Tate's only crime was getting away with a blatant offensive pass interference shove on Green Bay's Sam Shields, and then jumping with four other Packers to try to make a play on the final heave of the game.
Asked Tuesday if he views the play as a highlight, Tate said he does.
"I don't look at it that way but if I had to I would definitely see that was a game-winning touchdown right there. I don't care what you think or what they think, if it was a catch or no catch, it is what it is," Tate said. "The referee called a touchdown. I did my job, point blank, end of story. I see it as a highlight. It was a big play in a critical moment and helped us win the game."
Still days from Friday's game, Tate's Twitter account has been filled with messages from Packers fans. Instead of fighting back against the messages, Tate has tried to make light of the situation, hoping to soften the tenor from what was sent his way after the catch.

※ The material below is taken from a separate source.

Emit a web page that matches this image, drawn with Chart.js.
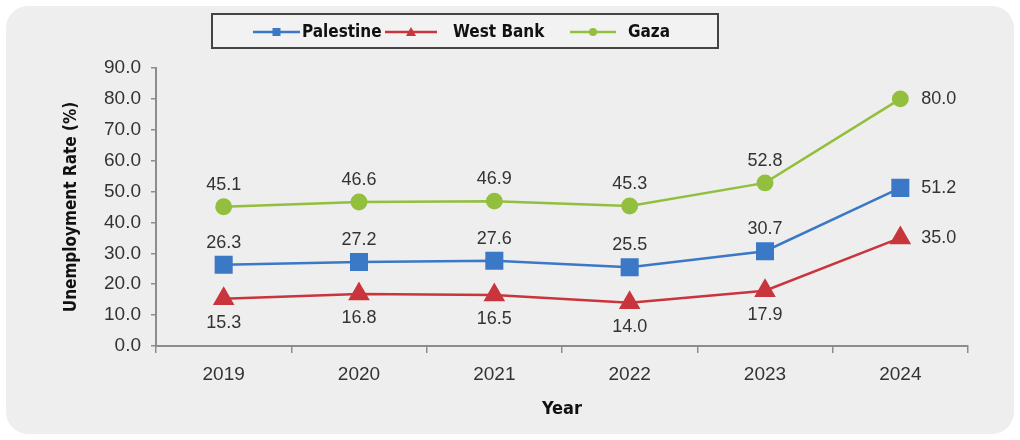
<!DOCTYPE html>
<html>
<head>
<meta charset="utf-8">
<script src="https://cdn.jsdelivr.net/npm/chart.js@4"></script>
<style>
  html, body { margin: 0; padding: 0; background: #ffffff; }
  #wrap { width: 1020px; height: 440px; position: relative; }
</style>
</head>
<body>
<div id="wrap"><canvas id="chart" width="1020" height="440"></canvas></div>
<script>
// Data
const years = ["2019", "2020", "2021", "2022", "2023", "2024"];
const palestine = [26.3, 27.2, 27.6, 25.5, 30.7, 51.2];
const westBank = [15.3, 16.8, 16.5, 14.0, 17.9, 35.0];
const gaza = [45.1, 46.6, 46.9, 45.3, 52.8, 80.0];

const BLUE = "#3b78c6";
const RED = "#c9353c";
const GREEN = "#93bf3e";
const TEXT = "#333333";
const NARROW = "'DejaVu Sans Condensed', 'Liberation Sans Narrow', 'Arial Narrow', sans-serif";
const SANS = "'Liberation Sans', Arial, sans-serif";

// gray rounded panel behind everything
const panelPlugin = {
  id: "panel",
  beforeDraw(chart) {
    const ctx = chart.ctx;
    ctx.save();
    ctx.fillStyle = "#eeeeee";
    ctx.beginPath();
    ctx.roundRect(6, 6, 1008, 428, 22);
    ctx.fill();
    ctx.restore();
  }
};

// value labels next to each point
const labelPlugin = {
  id: "valueLabels",
  afterDatasetsDraw(chart) {
    const ctx = chart.ctx;
    ctx.save();
    ctx.font = "18px " + SANS;
    ctx.fillStyle = TEXT;
    ctx.textBaseline = "middle";
    chart.data.datasets.forEach((ds, i) => {
      const meta = chart.getDatasetMeta(i);
      meta.data.forEach((pt, j) => {
        const txt = ds.data[j].toFixed(1);
        const last = j === ds.data.length - 1;
        if (last) {
          ctx.textAlign = "left";
          ctx.fillText(txt, pt.x + 21, pt.y);
        } else if (ds.labelPos === "below") {
          ctx.textAlign = "center";
          ctx.fillText(txt, pt.x, pt.y + 24);
        } else {
          ctx.textAlign = "center";
          ctx.fillText(txt, pt.x, pt.y - 22);
        }
      });
    });
    ctx.restore();
  }
};

// boxed legend with line + marker samples
const legendPlugin = {
  id: "boxLegend",
  afterDraw(chart) {
    const ctx = chart.ctx;
    ctx.save();
    ctx.fillStyle = "#f2f2f2";
    ctx.fillRect(212, 14, 506, 34);
    ctx.strokeStyle = "#444444";
    ctx.lineWidth = 2;
    ctx.strokeRect(212, 14, 506, 34);
    const items = [
      { ds: 0, x0: 253, x1: 300, tx: 302 },
      { ds: 1, x0: 385, x1: 437, tx: 453 },
      { ds: 2, x0: 570, x1: 616, tx: 628 }
    ];
    const y = 32;
    items.forEach(it => {
      const ds = chart.data.datasets[it.ds];
      const cx = (it.x0 + it.x1) / 2;
      ctx.strokeStyle = ds.borderColor;
      ctx.lineWidth = 2.5;
      ctx.beginPath();
      ctx.moveTo(it.x0, y);
      ctx.lineTo(it.x1, y);
      ctx.stroke();
      ctx.fillStyle = ds.borderColor;
      ctx.beginPath();
      if (ds.pointStyle === "rect") {
        ctx.fillRect(cx - 4, y - 4, 8, 8);
      } else if (ds.pointStyle === "triangle") {
        ctx.moveTo(cx, y - 5); ctx.lineTo(cx + 5, y + 4); ctx.lineTo(cx - 5, y + 4);
        ctx.closePath(); ctx.fill();
      } else {
        ctx.arc(cx, y, 4, 0, Math.PI * 2); ctx.fill();
      }
      ctx.fillStyle = "#111111";
      ctx.font = "bold 17px " + NARROW;
      ctx.textAlign = "left";
      ctx.textBaseline = "middle";
      ctx.fillText(ds.label, it.tx, y + 1);
    });
    ctx.restore();
  }
};

new Chart(document.getElementById("chart"), {
  type: "line",
  data: {
    labels: years,
    datasets: [
      {
        label: "Palestine", data: palestine, borderColor: BLUE, backgroundColor: BLUE,
        borderWidth: 2.5, pointStyle: "rect", pointRadius: 11, pointHoverRadius: 11,
        labelPos: "above"
      },
      {
        label: "West Bank", data: westBank, borderColor: RED, backgroundColor: RED,
        borderWidth: 2.5, pointStyle: "triangle", pointRadius: 10, pointHoverRadius: 10,
        labelPos: "below"
      },
      {
        label: "Gaza", data: gaza, borderColor: GREEN, backgroundColor: GREEN,
        borderWidth: 2.5, pointStyle: "circle", pointRadius: 7.2, pointHoverRadius: 7.2,
        labelPos: "above"
      }
    ]
  },
  options: {
    responsive: false,
    animation: false,
    layout: { padding: { left: 0, top: 68, right: 52, bottom: 20 } },
    plugins: {
      legend: { display: false },
      tooltip: { enabled: false }
    },
    scales: {
      x: {
        offset: true,
        grid: {
          offset: true, drawOnChartArea: false, drawTicks: true,
          tickLength: 7, color: "#8c8c8c", lineWidth: 1.5
        },
        border: { color: "#8c8c8c", width: 2 },
        ticks: {
          color: TEXT, padding: 10,
          font: { family: SANS, size: 19 }
        },
        title: {
          display: true, text: "Year", color: "#111111",
          font: { family: NARROW, size: 18, weight: "bold" },
          padding: { top: 0, bottom: 0 }
        },
        afterFit(scale) { scale.height = 74; }
      },
      y: {
        min: 0, max: 90,
        ticks: {
          stepSize: 10, color: TEXT, padding: 10,
          font: { family: SANS, size: 19 },
          callback: v => v.toFixed(1)
        },
        grid: {
          drawOnChartArea: false, drawTicks: true, tickLength: 5,
          color: "#8c8c8c", lineWidth: 1.5
        },
        border: { color: "#8c8c8c", width: 2 },
        title: {
          display: true, text: "Unemployment Rate (%)", color: "#111111",
          font: { family: NARROW, size: 17, weight: "bold" },
          padding: { top: 61, bottom: 0 }
        },
        afterFit(scale) { scale.width = 156; }
      }
    }
  },
  plugins: [panelPlugin, labelPlugin, legendPlugin]
});
</script>
</body>
</html>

Two days after the play, Tate said he was ripped on social media, saying, "If I mentioned those words it would be bleeps, bleeps, bleeps. Some nasty stuff. It's mean."
Now the words aren't so harsh, although Tate didn't help things when he was photographed with Easley during teammate Richard Sherman's charity softball game in July.
"I'm a fun guy. I'm not going to take myself too seriously," Tate said. "At first when I dealt with this, it was frustrating to hear all the hate from their fans but now it is what it is, the play happened, the referee called a touchdown and I couldn't help that call. What else can I do other than have fun with it, don't take it too seriously and not let it hurt my feelings."
Tate is certain he won't be taking part in a "Lambeau Leap" should he find his way into the end zone on Friday night. But if he scores, there might be a little something planned.
"We'll see. We'll have a little fun with it, keep it within the rules," Tate said. "I don't want to have to deal with a fat fine for spiking the ball or something.